__Input material__
— begin —
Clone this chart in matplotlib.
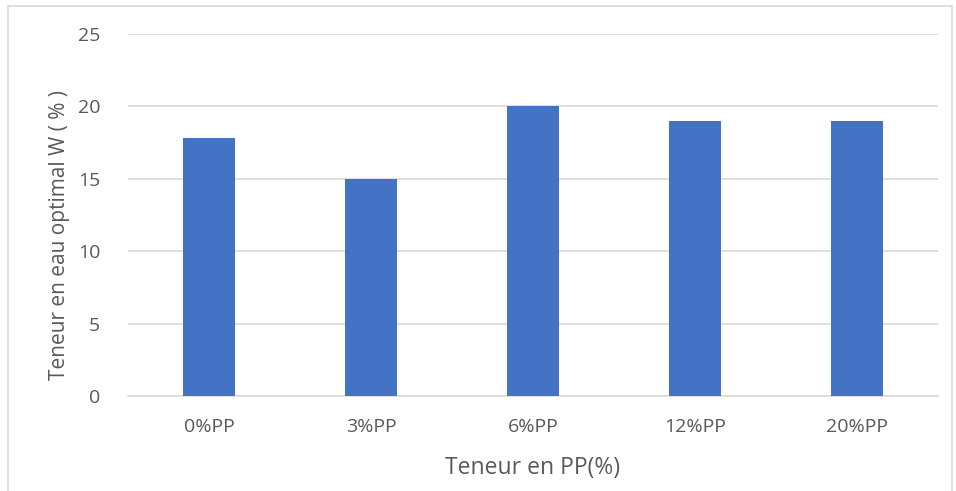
import matplotlib
matplotlib.use('Agg')
import matplotlib.pyplot as plt
from matplotlib.patches import Rectangle

categories = ['0%PP', '3%PP', '6%PP', '12%PP', '20%PP']
water_content = [17.8, 15.0, 20.0, 19.0, 19.0]
y_ticks = [0, 5, 10, 15, 20, 25]

plt.rcParams['font.family'] = ['Open Sans', 'DejaVu Sans']
text_color = '#595959'

fig = plt.figure(figsize=(9.56, 4.91), dpi=100)
ax = fig.add_axes([128 / 956, 1 - 396 / 491, 810 / 956, 362 / 491])

x = range(len(categories))
ax.bar(x, water_content, width=0.32, color='#4472C4', zorder=3)

ax.set_xlim(-0.5, len(categories) - 0.5)
ax.set_ylim(0, 25)
ax.set_yticks(y_ticks)
ax.set_xticks(list(x))
ax.set_xticklabels(categories)
ax.grid(axis='y', color='#d9d9d9', linewidth=1.2, zorder=0)
for side in ['top', 'right', 'left']:
    ax.spines[side].set_visible(False)
ax.spines['bottom'].set_color('#d9d9d9')
ax.spines['bottom'].set_linewidth(1.2)
ax.tick_params(axis='both', length=0, labelsize=14, colors=text_color)
ax.tick_params(axis='y', pad=20)
ax.tick_params(axis='x', pad=16)

ax.set_ylabel('Teneur en eau optimal W ( % )', fontsize=15, color=text_color)
ax.yaxis.set_label_coords(-0.072, 0.445)
ax.set_xlabel('Teneur en PP(%)', fontsize=16.5, color=text_color, labelpad=14)

# light chart border
fig.patches.append(Rectangle((8 / 956, -0.01), 944 / 956, 1 - 6 / 491 + 0.01,
                             transform=fig.transFigure, fill=False,
                             edgecolor='#d9d9d9', linewidth=1.2))

fig.savefig('out.png', dpi=100)
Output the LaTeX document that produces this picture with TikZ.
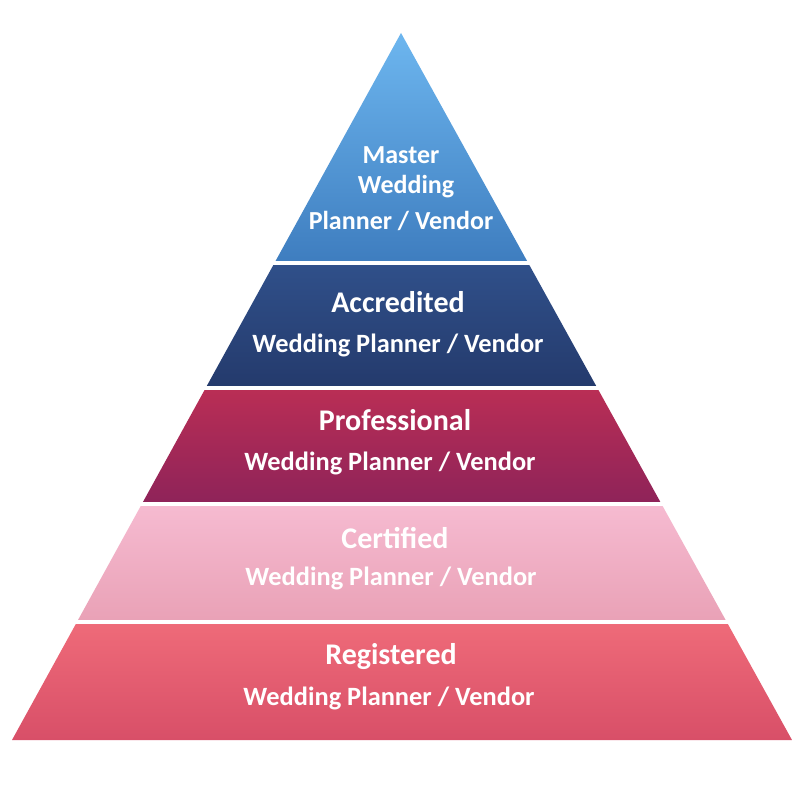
— end —
__Problem__
In the records above, find the line containing "y_ticks = [0, 5, 10, 15, 20, 25]" and output every line from the first through that one, exactly, omitting pictures.

__Finished exercise__
Clone this chart in matplotlib.
import matplotlib
matplotlib.use('Agg')
import matplotlib.pyplot as plt
from matplotlib.patches import Rectangle

categories = ['0%PP', '3%PP', '6%PP', '12%PP', '20%PP']
water_content = [17.8, 15.0, 20.0, 19.0, 19.0]
y_ticks = [0, 5, 10, 15, 20, 25]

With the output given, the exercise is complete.